February on the Homestead

Crocus are the first thing to bloom.
For a few days, it's spring. For another few, the weather is wintery. That's a typical spring for us, so I usually take my cues from the plants. In February, the crocus is blooming, the daffodils are budding, and the Lenten rose has begun to blossom, too. Time to get serious about the garden

Seed starting.
This month, I started my cool season seeds via the winter sowing method - over a month later than I typically do. I started Fizz kale, Wild Garden kale, Flash collards, Jericho lettuce, Outrageous lettuce, Danvers 126 Half Long carrots, Berligum carrots, Quick Start cabbage, Javelin parsnips, Red Head radishes, Tyee spinach, Early White Vienne kohlrabi, Catskills Brussels sprouts, and Thompson broccoli. After soaking the seeds overnight, I also started Alaska peas, Blue Podded peas, and Early Wonder beets.

Lenten rose.
This year, my seed starting containers are the plastic tubs the lettuce we've been buying this winter is sold in. They seem to be working perfectly, creating a nice little greenhouse for the seeds. I also have a few plastic muffin/cookie tubs from the store - and a supply of plastic milk jugs I can cut in half and duct tape back together for seed starting, if needed. Call me Scotch, but I just can't bear to buy expensive seed starting systems and containers when I can use items like these!

My 7 year old daughter really wanted to try her hand at her own garden this year and we agreed that it would be 100% her responsibility. "If you make mistakes, like over- or under-watering, they will be lessons," I told her, and she's taking this to heart - to the point of not even wanting me to explain the process.
Adding composted chicken manure and straw.
Because our garden space is really limited, I'll be giving her a large pot to grow in. She started her own seeds, alongside me: Berligum Carrots, Tom Thumb lettuce, and some California poppies.

I haven't had the nerve to ask the neighbors behind us - the ones with a tree greatly shading our garden - if they would consider cutting it down (since they never use their backyard), so I've decided to use what I've always considered our main veggie bed for things that don't mind a bit of shade - including spinach, peas, kale, and collards. But I felt I really needed to loosen up the soil, so I began double digging it.

The new planting area.
I began by digging up the first berm (raised bed without borders), setting the soil to one side as I worked. Then I sprinkled 6 month old chicken manure and straw into the bottom of the resulting ditch. Then I replaced the now-loosened soil, creating a berm again. I will do this for all the berms - but I'm also widening the berms - something I wanted to do right from the start of this garden.

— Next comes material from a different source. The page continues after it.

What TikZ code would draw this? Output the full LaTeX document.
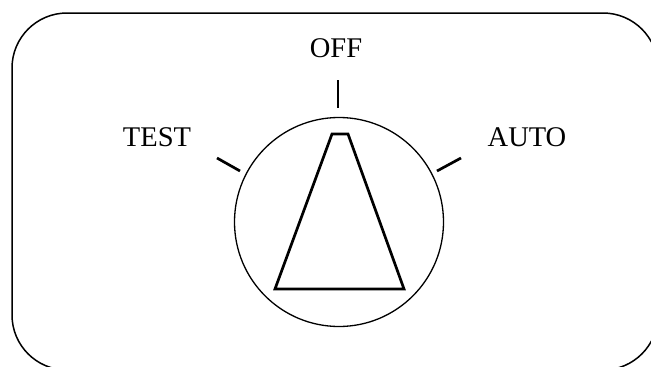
\documentclass[tikz,border=0pt]{standalone}
\usepackage{fontspec}
\setmainfont{Liberation Serif}
\begin{document}
\begin{tikzpicture}[x=1pt,y=-1pt,
  frame/.style={line width=1.5pt,rounded corners=55pt},
  dial/.style={circle,draw,line width=1.3pt,minimum size=209pt,inner sep=0pt},
  pointer/.style={line width=2.7pt,line join=miter},
  tick/.style={line width=2.7pt},
  lbl/.style={font=\fontsize{28.5}{30}\selectfont,anchor=base,inner sep=0pt}]
\useasboundingbox (0,0) rectangle (651,367);
% housing outline
\draw[frame] (12,13) rectangle (658,370);
% selector knob
\node[dial] (knob) at (339,222) {};
\draw[pointer] (332,134) -- (348,134) -- (404,289) -- (275,289) -- cycle;
% position marks
\coordinate (offa) at (338,80);  \coordinate (offb) at (338,108);
\coordinate (testa) at (217,158); \coordinate (testb) at (240,171);
\coordinate (autoa) at (461,158); \coordinate (autob) at (437,171);
\draw[tick] (offa) -- (offb);
\draw[tick] (testa) -- (testb);
\draw[tick] (autoa) -- (autob);
% position labels
\node[lbl] (off) at (336,57) {OFF};
\node[lbl] (test) at (157,146) {TEST};
\node[lbl] (auto) at (527,146) {AUTO};
\end{tikzpicture}
\end{document}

Food Produced So Far This Year 
(without green houses, cold frames, or tunnels - and with 2 yr. old hens):

Eggs: 80

Collards 2 lbs.
Kale 2 lb.
Dandelion Greens 5 lb.
Sunchokes 40 lbs.

My 4 yr. old's "garden."

A couple of chickens taking a dust bath in wood ash from our stove.

1 comment

  1. We still have many inches of snow here! When spring finally does come, it will come in a hurry, but right now it feels so far away.